We are taught to care, love and cry and feel joy and therefore we see pain too...
All of this is unreal..
I am not cynical about the world and neither do I intend to hurt your feelings. Just think in a cool and relaxed manner you will understand that the whole drama of life and love as we see it is nothing but that. A drama. It has to down shutters some day isnt it ?
vasu
Its really hard to accept things like that n move on in a normal manner...im not good at it..but will try hard coz its another lesson from life.
jo
transience: Thanks :)
khushee: It was. But things are good now.
vasu: I would hate myself for living half my life in Bombay if it takes my feelings away and makes me mechanical, only wanting to get every day done with.
Or maybe, that's the state of Nirvana. Life doesn't seem very appealing if we keep thinking of downing shutters.
I like to go through it all. Drama included. Feel it all. Wherever I am. I like to think I make a differece in others' lives as they do in mine. I also like the idea of paying it forward. That kind of makes life complete.
M: I pray she does.
jo: It IS tough. First you find it unreal, you want to escape from it all... but you finally have to.
I know, Its damm difficult to pull away from the roller coaster ride of ecstatic excitement and miserable dispair.
Its the way one choses to live. As again each one for oneself and the law of nature doesent wait or care for one man...
everything will pass...
vasu
Anumita, I hope that writing this post was a comfort for you. Im glad you shared your feelings with us. Take care *hug*
Someone told me once that suicide hurts us (friends and families of the deceased) because we must come to the realization that our love for that person just wasn't enough somehow.
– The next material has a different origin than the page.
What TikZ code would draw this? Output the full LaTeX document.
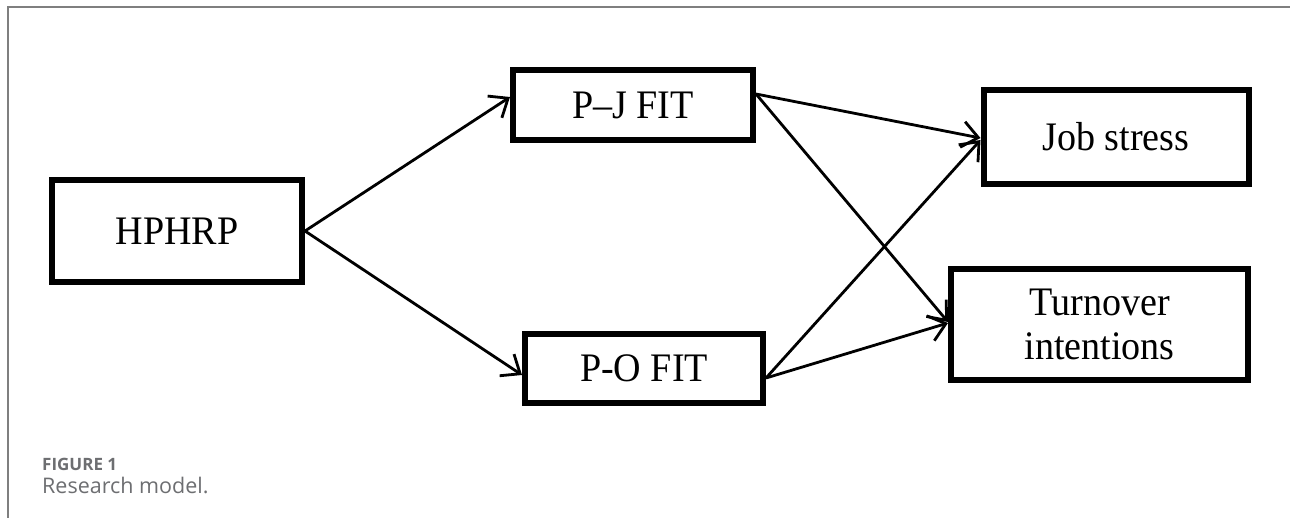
\documentclass[tikz,border=0pt]{standalone}
\usepackage{fontspec}
\setmainfont[FakeStretch=0.94]{Liberation Serif}
\newfontfamily\capfont{Open Sans}
\usetikzlibrary{arrows.meta,calc}
\definecolor{capgray}{HTML}{6D6E71}
\definecolor{framegray}{HTML}{7F7F7F}
\begin{document}
\begin{tikzpicture}[x=1pt,y=-1pt,
  box/.style={draw=black,line width=6pt,rectangle,fill=white,inner sep=0pt,
    font=\fontsize{40.5}{44}\selectfont,align=center},
  link/.style={line width=2.8pt,-{Straight Barb[length=16pt,width=26pt,line width=2.8pt]}},
  caphead/.style={anchor=base west,inner sep=0pt,text=capgray,font=\capfont\fontsize{17}{20}\selectfont\bfseries},
  captext/.style={anchor=base west,inner sep=0pt,text=capgray,font=\capfont\fontsize{21.5}{25}\selectfont}]
\useasboundingbox (0,0) rectangle (1290,518);
\draw[framegray,line width=1.8pt] (8,518) -- (8,7) -- (1290,7);
\node[box,minimum width=250pt,minimum height=102pt] (hp) at (177,231) {HPHRP};
\node[box,minimum width=240pt,minimum height=70pt] (pj) at (633,105) {P–J FIT};
\node[box,minimum width=238pt,minimum height=69pt] (po) at (644,368.5) {P-O FIT};
\node[box,minimum width=265pt,minimum height=94pt] (js) at (1116,137) {Job stress};
\node[box,minimum width=297pt,minimum height=111pt] (to) at (1099.5,324.5) {Turnover\\intentions};
\draw[link] (hp.east) -- ($(pj.west)+(0,-8)$);
\draw[link] (hp.east) -- ($(po.west)+(0,6.5)$);
\draw[link] ($(pj.east)+(0,-11)$) -- ($(js.west)+(0,1)$);
\draw[link] ($(pj.east)+(0,-11)$) -- ($(to.west)+(0,-2.5)$);
\draw[link] ($(po.east)+(0,9.5)$) -- ($(js.west)+(0,3)$);
\draw[link] ($(po.east)+(0,9.5)$) -- ($(to.west)+(0,-1.5)$);
\node[caphead] (fig) at (42,470) {FIGURE 1};
\node[captext] (cap) at (42,493) {Research model.};
\end{tikzpicture}
\end{document}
They take their mystery with them and we are left feeling helpless in sorting it out within ourselves.
Releasing that demon of doubt and guilt is the best way to honor the person who couldn't carry on anymore.
You write beautifully and I'm so happy for you that you can step beyond this horrific event to grow in your own life.
Hugs to you, my friend.
i don't know what to say and its tough writing through tears.